** Start **

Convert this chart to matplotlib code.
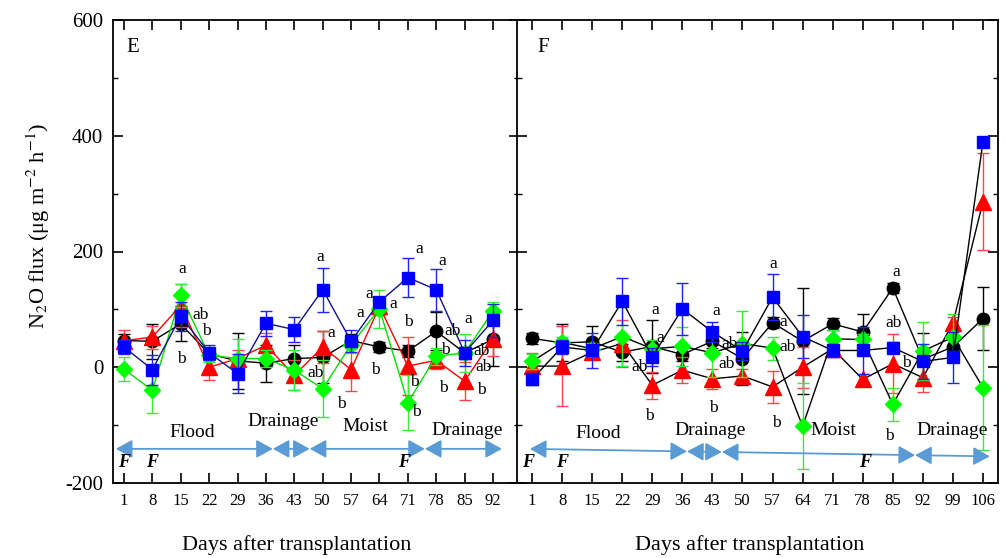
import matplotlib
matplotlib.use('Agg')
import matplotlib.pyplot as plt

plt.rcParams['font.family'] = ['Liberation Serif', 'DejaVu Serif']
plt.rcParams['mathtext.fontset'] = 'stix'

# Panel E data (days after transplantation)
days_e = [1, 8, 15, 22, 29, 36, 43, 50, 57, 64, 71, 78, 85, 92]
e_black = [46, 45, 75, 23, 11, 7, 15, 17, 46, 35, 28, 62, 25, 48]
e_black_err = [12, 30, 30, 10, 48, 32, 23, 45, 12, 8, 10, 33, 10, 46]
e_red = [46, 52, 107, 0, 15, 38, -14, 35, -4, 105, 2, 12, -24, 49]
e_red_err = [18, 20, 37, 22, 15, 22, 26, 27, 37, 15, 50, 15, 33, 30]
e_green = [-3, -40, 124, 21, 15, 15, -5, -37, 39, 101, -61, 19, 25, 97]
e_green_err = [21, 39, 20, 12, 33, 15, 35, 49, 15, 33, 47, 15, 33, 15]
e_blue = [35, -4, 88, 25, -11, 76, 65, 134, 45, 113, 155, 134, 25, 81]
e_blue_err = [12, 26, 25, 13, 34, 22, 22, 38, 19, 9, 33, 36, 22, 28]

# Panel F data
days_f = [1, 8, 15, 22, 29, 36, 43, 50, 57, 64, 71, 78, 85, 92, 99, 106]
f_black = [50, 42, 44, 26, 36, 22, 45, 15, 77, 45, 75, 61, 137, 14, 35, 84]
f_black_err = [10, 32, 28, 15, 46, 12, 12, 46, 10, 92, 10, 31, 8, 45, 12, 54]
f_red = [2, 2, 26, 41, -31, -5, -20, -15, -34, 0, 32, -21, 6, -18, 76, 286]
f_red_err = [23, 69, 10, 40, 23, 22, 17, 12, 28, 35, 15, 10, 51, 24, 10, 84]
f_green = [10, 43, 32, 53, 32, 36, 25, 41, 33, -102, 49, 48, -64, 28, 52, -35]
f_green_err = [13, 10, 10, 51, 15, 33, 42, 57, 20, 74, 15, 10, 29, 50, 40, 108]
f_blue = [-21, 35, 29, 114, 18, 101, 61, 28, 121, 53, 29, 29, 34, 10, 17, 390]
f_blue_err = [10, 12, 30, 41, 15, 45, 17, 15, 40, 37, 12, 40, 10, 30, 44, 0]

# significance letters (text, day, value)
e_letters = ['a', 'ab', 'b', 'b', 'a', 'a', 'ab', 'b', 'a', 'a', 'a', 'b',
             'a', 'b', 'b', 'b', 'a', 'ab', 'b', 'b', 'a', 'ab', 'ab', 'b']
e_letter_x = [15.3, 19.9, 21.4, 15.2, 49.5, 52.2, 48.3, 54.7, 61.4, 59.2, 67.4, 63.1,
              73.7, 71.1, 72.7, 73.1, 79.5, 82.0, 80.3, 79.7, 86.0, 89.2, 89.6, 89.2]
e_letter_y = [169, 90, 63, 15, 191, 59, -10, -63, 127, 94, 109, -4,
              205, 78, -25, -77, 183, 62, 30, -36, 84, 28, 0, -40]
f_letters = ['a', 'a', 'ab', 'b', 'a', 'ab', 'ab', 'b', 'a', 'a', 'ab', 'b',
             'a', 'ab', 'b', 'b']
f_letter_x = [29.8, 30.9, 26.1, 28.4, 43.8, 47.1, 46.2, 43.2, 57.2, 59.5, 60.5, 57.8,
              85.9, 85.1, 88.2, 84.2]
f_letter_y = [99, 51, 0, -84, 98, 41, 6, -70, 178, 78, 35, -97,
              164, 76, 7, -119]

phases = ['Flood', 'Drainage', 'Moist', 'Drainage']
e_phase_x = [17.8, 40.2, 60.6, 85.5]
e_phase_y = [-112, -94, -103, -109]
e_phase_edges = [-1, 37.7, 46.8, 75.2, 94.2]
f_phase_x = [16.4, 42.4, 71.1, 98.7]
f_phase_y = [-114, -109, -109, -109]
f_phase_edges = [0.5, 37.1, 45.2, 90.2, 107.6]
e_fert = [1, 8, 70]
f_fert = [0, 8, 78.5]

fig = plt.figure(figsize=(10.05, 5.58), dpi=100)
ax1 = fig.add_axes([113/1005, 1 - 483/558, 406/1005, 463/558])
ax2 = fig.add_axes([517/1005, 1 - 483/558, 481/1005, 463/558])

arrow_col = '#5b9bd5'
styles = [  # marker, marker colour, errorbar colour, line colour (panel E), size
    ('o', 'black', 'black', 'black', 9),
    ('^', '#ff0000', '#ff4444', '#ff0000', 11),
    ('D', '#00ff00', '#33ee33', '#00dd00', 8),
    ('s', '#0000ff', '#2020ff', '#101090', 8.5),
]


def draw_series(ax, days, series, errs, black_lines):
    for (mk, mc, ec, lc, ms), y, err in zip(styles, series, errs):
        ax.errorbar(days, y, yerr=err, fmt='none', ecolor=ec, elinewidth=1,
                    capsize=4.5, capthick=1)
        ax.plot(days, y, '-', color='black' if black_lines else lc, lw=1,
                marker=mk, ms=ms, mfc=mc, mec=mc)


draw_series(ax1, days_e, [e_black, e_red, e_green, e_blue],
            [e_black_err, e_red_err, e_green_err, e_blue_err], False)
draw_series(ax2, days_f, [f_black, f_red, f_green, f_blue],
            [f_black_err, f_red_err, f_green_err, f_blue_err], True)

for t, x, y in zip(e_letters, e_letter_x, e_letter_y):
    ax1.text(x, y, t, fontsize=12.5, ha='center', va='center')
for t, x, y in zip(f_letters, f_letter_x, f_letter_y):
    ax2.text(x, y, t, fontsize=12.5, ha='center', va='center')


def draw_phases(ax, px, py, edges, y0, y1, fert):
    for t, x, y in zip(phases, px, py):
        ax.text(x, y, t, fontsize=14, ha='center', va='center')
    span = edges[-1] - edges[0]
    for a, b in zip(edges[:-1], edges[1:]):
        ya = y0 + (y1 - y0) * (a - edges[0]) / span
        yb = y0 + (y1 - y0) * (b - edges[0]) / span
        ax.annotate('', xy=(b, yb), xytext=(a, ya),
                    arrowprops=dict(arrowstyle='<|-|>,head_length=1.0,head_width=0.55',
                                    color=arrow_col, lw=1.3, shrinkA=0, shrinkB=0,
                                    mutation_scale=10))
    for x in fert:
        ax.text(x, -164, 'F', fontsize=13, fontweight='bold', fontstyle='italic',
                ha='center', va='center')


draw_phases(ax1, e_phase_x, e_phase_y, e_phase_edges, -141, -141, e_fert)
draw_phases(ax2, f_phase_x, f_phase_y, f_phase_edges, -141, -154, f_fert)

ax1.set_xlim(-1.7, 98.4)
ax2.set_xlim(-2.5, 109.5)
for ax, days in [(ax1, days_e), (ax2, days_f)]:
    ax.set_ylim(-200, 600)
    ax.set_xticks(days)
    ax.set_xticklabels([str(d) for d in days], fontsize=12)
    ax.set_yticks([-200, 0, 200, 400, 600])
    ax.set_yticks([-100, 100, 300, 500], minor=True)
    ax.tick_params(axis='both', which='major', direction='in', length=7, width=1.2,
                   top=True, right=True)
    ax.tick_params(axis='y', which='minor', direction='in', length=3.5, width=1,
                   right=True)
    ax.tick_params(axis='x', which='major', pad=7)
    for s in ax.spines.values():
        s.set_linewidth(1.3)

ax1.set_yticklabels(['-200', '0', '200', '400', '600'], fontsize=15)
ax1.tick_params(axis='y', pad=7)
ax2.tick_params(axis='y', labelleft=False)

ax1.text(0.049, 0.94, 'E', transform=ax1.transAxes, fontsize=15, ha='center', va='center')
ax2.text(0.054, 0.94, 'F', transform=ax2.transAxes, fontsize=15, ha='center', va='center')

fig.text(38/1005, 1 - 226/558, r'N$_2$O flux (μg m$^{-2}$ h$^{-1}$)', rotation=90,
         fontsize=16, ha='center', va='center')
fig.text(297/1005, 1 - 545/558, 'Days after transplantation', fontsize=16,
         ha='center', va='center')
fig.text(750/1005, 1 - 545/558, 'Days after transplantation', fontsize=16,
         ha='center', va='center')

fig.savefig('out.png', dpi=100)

** End **

Written request
Please restate the material above line by line, exactly, beginning at its first line and ending with the line that contains "plt.rcParams['mathtext.fontset'] = 'stix'", without any pictures.

Exercise response
Convert this chart to matplotlib code.
import matplotlib
matplotlib.use('Agg')
import matplotlib.pyplot as plt

plt.rcParams['font.family'] = ['Liberation Serif', 'DejaVu Serif']
plt.rcParams['mathtext.fontset'] = 'stix'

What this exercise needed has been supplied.